That could be a bad omen for Nikolai Valuev, German fight fans, and the folks at Sauerland Event. The last couple times "The Hayemaker" started spouting his often entertaining brand of bravado the proposed clash concluded with Haye's new trademark disappearing act.

A couple weeks prior to today's press conference in Nuremberg where the Valuev-Haye contest was formally confirmed, Haye started squawking about his plans to dispose of the "big, hairy beast".

While it's usually a pick 'em situation on the odds of Haye's self-promoting commentary being either pointlessly stupid or genuinely humorous, he seemed to be in good form regarding his trash talking of Valuev, who has probably heard far more insults than he deserves both as a boxer and as a man.

Still, Haye's mock up mimicry of falling into sweaty clinches with "The Russian Giant" had more funny flair than many late night cable comedians.

Regardless of humorous content however, the more Haye talks, the more a serious question arises.

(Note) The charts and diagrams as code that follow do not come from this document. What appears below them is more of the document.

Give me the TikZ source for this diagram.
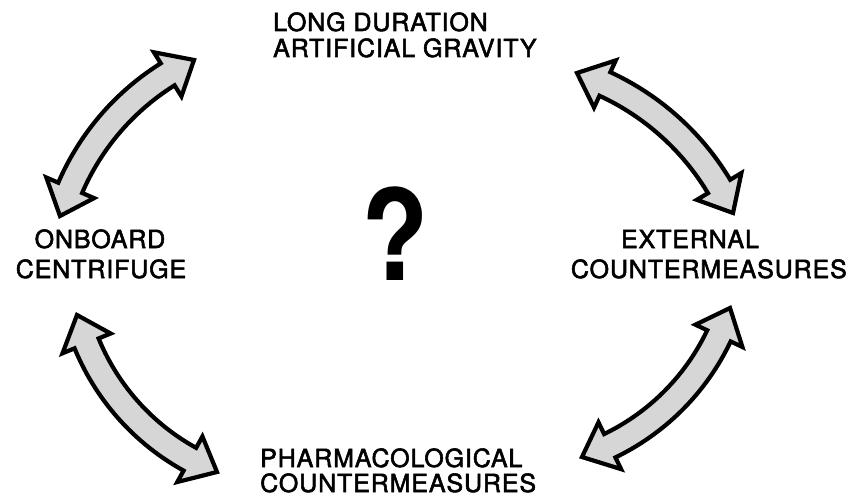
\documentclass[tikz,border=0pt]{standalone}
\usepackage{fontspec}
\setmainfont{TeX Gyre Heros}[LetterSpace=3.5, FakeBold=2.2]
\newfontfamily\qfont{TeX Gyre Heros}
\tikzset{
  lbl/.style={inner sep=0pt, font=\fontsize{25}{29}\selectfont},
  barrow/.style={draw=black, line width=4.2pt, line join=miter, fill=black!16},
}
% tips (x1,y1),(x2,y2) in pixels (y down), sagitta #5 (bulge to the left of 1->2, y-down)
\newcommand\blockarrow[5]{%
  \pgfmathsetmacro\baAx{#1/100}\pgfmathsetmacro\baAy{#2/100}%
  \pgfmathsetmacro\baBx{#3/100}\pgfmathsetmacro\baBy{#4/100}%
  \pgfmathsetmacro\baS{#5/100}%
  \pgfmathsetmacro\baDx{\baBx-\baAx}\pgfmathsetmacro\baDy{\baBy-\baAy}%
  \pgfmathsetmacro\baL{sqrt(\baDx*\baDx+\baDy*\baDy)}%
  \pgfmathsetmacro\baNx{-\baDy/\baL}\pgfmathsetmacro\baNy{\baDx/\baL}%
  \pgfmathsetmacro\baRR{(\baL*\baL/4+\baS*\baS)/(2*\baS)}%
  \pgfmathsetmacro\baCx{100*((\baAx+\baBx)/2-(\baRR-\baS)*\baNx)}%
  \pgfmathsetmacro\baCy{100*((\baAy+\baBy)/2-(\baRR-\baS)*\baNy)}%
  \pgfmathsetmacro\baR{100*\baRR}%
  \pgfmathsetmacro\baa{atan2(#2-\baCy,#1-\baCx)}%
  \pgfmathsetmacro\bab{atan2(#4-\baCy,#3-\baCx)}%
  \pgfmathsetmacro\bab{\bab+((\bab-\baa)>180 ? -360 : ((\baa-\bab)>180 ? 360 : 0))}%
  \pgfmathsetmacro\bahd{deg(30/\baR)*sign(\bab-\baa)}%
  \pgfmathsetmacro\bata{\baa+\bahd}\pgfmathsetmacro\batb{\bab-\bahd}%
  \pgfmathsetmacro\baro{\baR+13}\pgfmathsetmacro\bari{\baR-13}%
  \pgfmathsetmacro\baho{\baR+26}\pgfmathsetmacro\bahi{\baR-26}%
  \begin{scope}[shift={(\baCx,\baCy)}]
    \filldraw[barrow] (\baa:\baR) -- (\bata:\baho) -- (\bata:\baro)
      -- plot[domain=\bata:\batb, samples=40] (\x:\baro)
      -- (\batb:\baho) -- (\bab:\baR) -- (\batb:\bahi) -- (\batb:\bari)
      -- plot[domain=\batb:\bata, samples=40] (\x:\bari)
      -- (\bata:\bahi) -- cycle;
  \end{scope}%
}
\begin{document}
\begin{tikzpicture}[x=1pt, y=-1pt]
\useasboundingbox (0,0) rectangle (851,500);
% labels
\node[lbl, anchor=base west] (top1) at (273,31) {LONG DURATION};
\node[lbl, anchor=base west] (top2) at (273,57) {ARTIFICIAL GRAVITY};
\node[lbl, anchor=base] (left1) at (100,248) {ONBOARD};
\node[lbl, anchor=base] (left2) at (101,278) {CENTRIFUGE};
\node[lbl, anchor=base] (right1) at (690,248) {EXTERNAL};
\node[lbl, anchor=base east] (right2) at (847,278) {COUNTERMEASURES};
\node[lbl, anchor=base west] (bot1) at (260,467) {PHARMACOLOGICAL};
\node[lbl, anchor=base west] (bot2) at (260,492) {COUNTERMEASURES};
% question mark
\node[inner sep=0pt, anchor=base, yscale=1.05, xscale=0.92] (q) at (395,280) {\qfont\bfseries\fontsize{120}{120}\selectfont ?};
% curved double-headed block arrows
\blockarrow{194}{60}{60}{216}{22}
\blockarrow{733}{213}{577}{73}{22}
\blockarrow{77}{315}{217}{472}{25}
\blockarrow{582}{457}{730}{308}{25}
\end{tikzpicture}
\end{document}
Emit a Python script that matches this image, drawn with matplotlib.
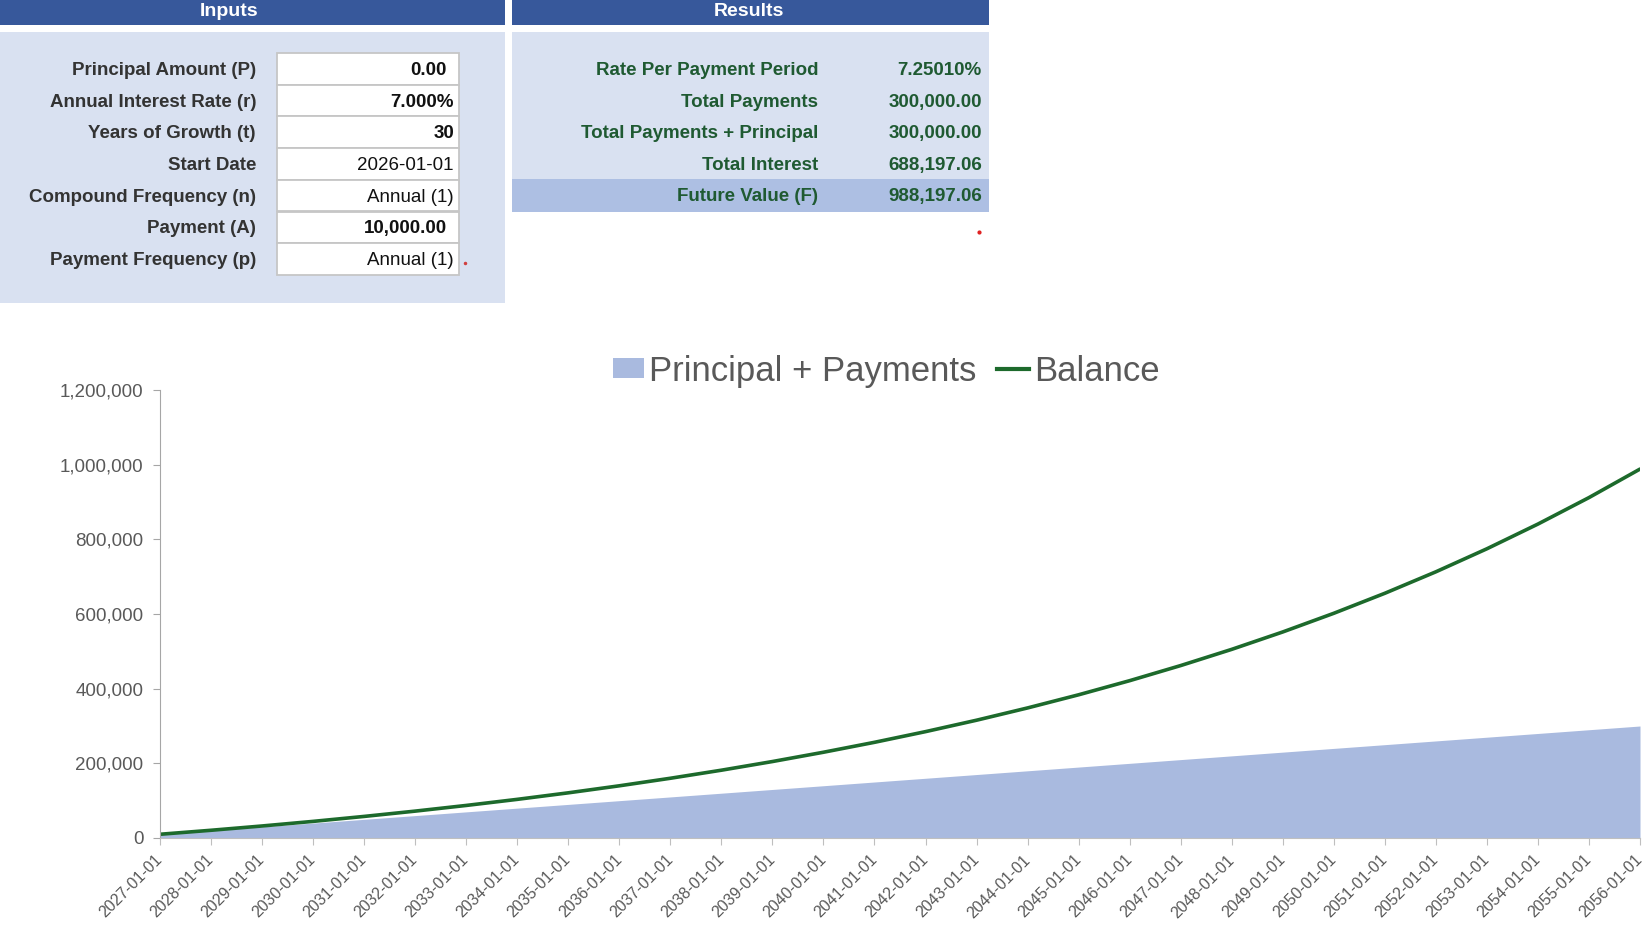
import matplotlib
matplotlib.use("Agg")
import matplotlib.pyplot as plt
from matplotlib.patches import Rectangle, Patch
from matplotlib.lines import Line2D
from matplotlib.ticker import FuncFormatter

plt.rcParams['font.family'] = ['Liberation Sans', 'DejaVu Sans']

# ---------------- data ----------------
dates = ["2027-01-01", "2028-01-01", "2029-01-01", "2030-01-01", "2031-01-01",
         "2032-01-01", "2033-01-01", "2034-01-01", "2035-01-01", "2036-01-01",
         "2037-01-01", "2038-01-01", "2039-01-01", "2040-01-01", "2041-01-01",
         "2042-01-01", "2043-01-01", "2044-01-01", "2045-01-01", "2046-01-01",
         "2047-01-01", "2048-01-01", "2049-01-01", "2050-01-01", "2051-01-01",
         "2052-01-01", "2053-01-01", "2054-01-01", "2055-01-01", "2056-01-01"]

principal_payments = [10000, 20000, 30000, 40000, 50000, 60000, 70000, 80000,
                      90000, 100000, 110000, 120000, 130000, 140000, 150000,
                      160000, 170000, 180000, 190000, 200000, 210000, 220000,
                      230000, 240000, 250000, 260000, 270000, 280000, 290000,
                      300000]

balance = [10000, 20700, 32200, 44500, 57800, 72000, 87200, 103500, 121000,
           139800, 160000, 181600, 204800, 229700, 256300, 284900, 315500,
           348400, 383600, 421400, 461900, 505300, 551900, 601900, 655500,
           713000, 774700, 840900, 911800, 988200]

input_labels = ["Principal Amount (P)", "Annual Interest Rate (r)", "Years of Growth (t)",
                "Start Date", "Compound Frequency (n)", "Payment (A)", "Payment Frequency (p)"]
input_values = ["0.00", "7.000%", "30", "2026-01-01", "Annual (1)", "10,000.00", "Annual (1)"]
input_bold = [True, True, True, False, False, True, False]

result_labels = ["Rate Per Payment Period", "Total Payments", "Total Payments + Principal",
                 "Total Interest", "Future Value (F)"]
result_values = ["7.25010%", "300,000.00", "300,000.00", "688,197.06", "988,197.06"]

# ---------------- colours ----------------
HEADER = "#37589b"
PANEL = "#d9e1f1"
HILITE = "#adbfe3"
AREA = "#a9badf"
LINE = "#1d6a2c"
GREEN_TXT = "#1f5a32"
LABEL_TXT = "#333333"
AXIS_TXT = "#595959"

W, H = 1650, 943
fig = plt.figure(figsize=(W / 100, H / 100), dpi=100)

# overlay in pixel coordinates for the spreadsheet panels
ov = fig.add_axes([0, 0, 1, 1])
ov.set_xlim(0, W)
ov.set_ylim(H, 0)
ov.axis('off')

# --- Inputs block ---
ov.add_patch(Rectangle((0, 0), 505, 25, color=HEADER, lw=0))
ov.text(229, 12, "Inputs", color="white", fontsize=14, fontweight='bold',
        ha='center', va='center')
ov.add_patch(Rectangle((0, 32), 505, 271, color=PANEL, lw=0))

row_h = 31.7
for i, (lab, val, bold) in enumerate(zip(input_labels, input_values, input_bold)):
    top = 53 + i * row_h
    yc = top + row_h / 2 + 1.5
    ov.add_patch(Rectangle((277, top), 182, row_h, facecolor="white",
                           edgecolor="#c6c6c6", lw=1.3))
    ov.text(256, yc, lab, color=LABEL_TXT, fontsize=13.5, fontweight='bold',
            ha='right', va='center')
    xr = 447 if val.endswith(".00") else 454
    ov.text(xr, yc, val, color="#111111", fontsize=13.5,
            fontweight='bold' if bold else 'normal', ha='right', va='center')
ov.plot([465], [263], marker='o', ms=1.5, color="#d04040", lw=0)

# --- Results block ---
ov.add_patch(Rectangle((512, 0), 477, 25, color=HEADER, lw=0))
ov.text(749, 12, "Results", color="white", fontsize=14, fontweight='bold',
        ha='center', va='center')
ov.add_patch(Rectangle((512, 32), 477, 147, color=PANEL, lw=0))
ov.add_patch(Rectangle((512, 179), 477, 33, color=HILITE, lw=0))
for i, (lab, val) in enumerate(zip(result_labels, result_values)):
    yc = 70.5 + i * 31.6
    ov.text(818, yc, lab, color=GREEN_TXT, fontsize=13.5, fontweight='bold',
            ha='right', va='center')
    ov.text(982, yc, val, color=GREEN_TXT, fontsize=13.5, fontweight='bold',
            ha='right', va='center')
ov.plot([979], [232], marker='o', ms=2, color="#e02020", lw=0)

# ---------------- chart ----------------
ax = fig.add_axes([160 / W, 1 - 838 / H, (1640 - 160) / W, (838 - 390) / H])
x = list(range(len(dates)))
ax.fill_between(x, principal_payments, color=AREA, lw=0)
ax.plot(x, balance, color=LINE, lw=2.6, solid_capstyle='round')

ax.set_xlim(0, len(dates) - 1)
ax.set_ylim(0, 1200000)
ax.set_yticks(range(0, 1200001, 200000))
ax.yaxis.set_major_formatter(FuncFormatter(lambda v, p: f"{v:,.0f}"))
ax.set_xticks(x)
ax.set_xticklabels(dates, rotation=45, ha='right', va='center',
                   rotation_mode='anchor', fontsize=11.5, color=AXIS_TXT)

for s in ("top", "right"):
    ax.spines[s].set_visible(False)
ax.spines["left"].set_color("#a6a6a6")
ax.spines["bottom"].set_color("#bfbfbf")
ax.tick_params(axis='y', length=5, color="#a6a6a6", labelsize=13.5,
               labelcolor=AXIS_TXT, pad=7)
ax.tick_params(axis='x', length=5, color="#bfbfbf", pad=9)
ax.set_facecolor("none")

handles = [Patch(facecolor=AREA, edgecolor='none'),
           Line2D([], [], color=LINE, lw=3)]
fig.legend(handles, ["Principal + Payments", "Balance"], loc='center',
           bbox_to_anchor=(886 / W, 1 - 371 / H), ncol=2, frameon=False,
           fontsize=25, handlelength=0.9, handleheight=0.5, handletextpad=0.15,
           columnspacing=0.6, labelcolor=AXIS_TXT)

fig.savefig("out.png", dpi=100)
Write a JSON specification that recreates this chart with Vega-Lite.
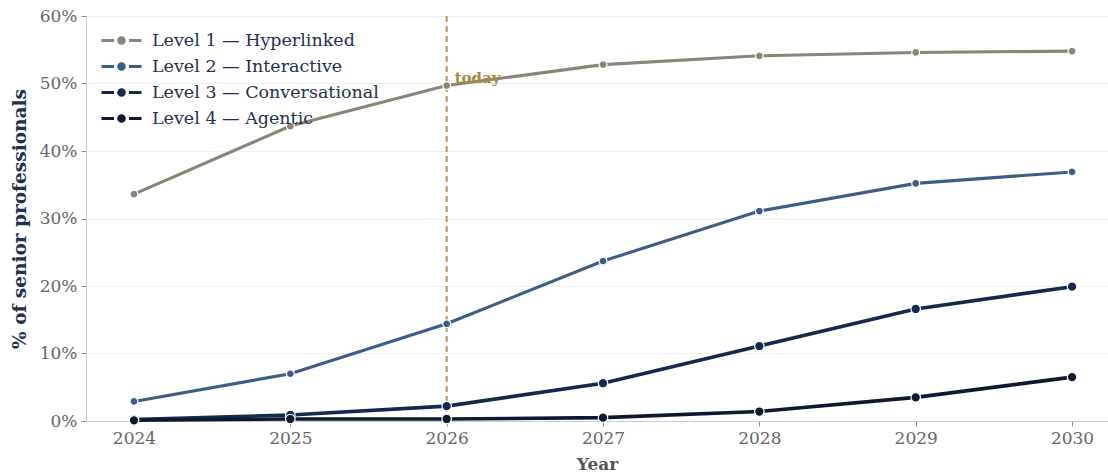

Will Haye actually show up as scheduled on November seventh at the recently announced venue, Arena Nuremberger Versicherung?

"This is truly a David versus Goliath battle," said Haye with the apt cliche that has become the fight's marketing theme. "I'm not going to say it will be easy but I know I can (finally) bring a title home."

Adding a major belt to his resume would obviously increase Haye's subsequent earning power substantially, but another cliche that applies in this situation is "seeing is believing". Promoters might want to think about making Haye put up some sort of security deposit.

Within less than a year, Haye has gone from being the poster boy for heavyweight boxing's future to more like someone on a missing person's poster. While styles and recent form indicate Valuev may be a huge target there for the taking, there's no guarantee at all Haye is indeed the man to do it.

Based on his recent form approaching tentative tilts versus Wladimir and Vitali Klitschko respectively, the odds aren't any better than 50-50 at this point around six weeks out that Haye will indeed show.

Granted, since WBA titlist Valuev is considered by almost every reasonable source to be far less of a threat than either consensus heavyweight king Wladimir Klitschko or his WBC belt holding older sibling Vitali, there is more incentive and less of an intimidation factor in Haye's behavior this time around.

Besides that, if mainstream London media and blogs are any indication, Haye's less than optimal professionalism has cost him fans, even on his home turf.

November the 7th looks like a gloved-up go.

Yet if Haye pulls out for anything other then a serious injury with severity that would obviously determine the outcome of the bout before they even get in the ring, he should be suspended for at least 6 months with 30 percent of his next purse garnished in a 10% split for each Klitschko's and Valuev's wasted time.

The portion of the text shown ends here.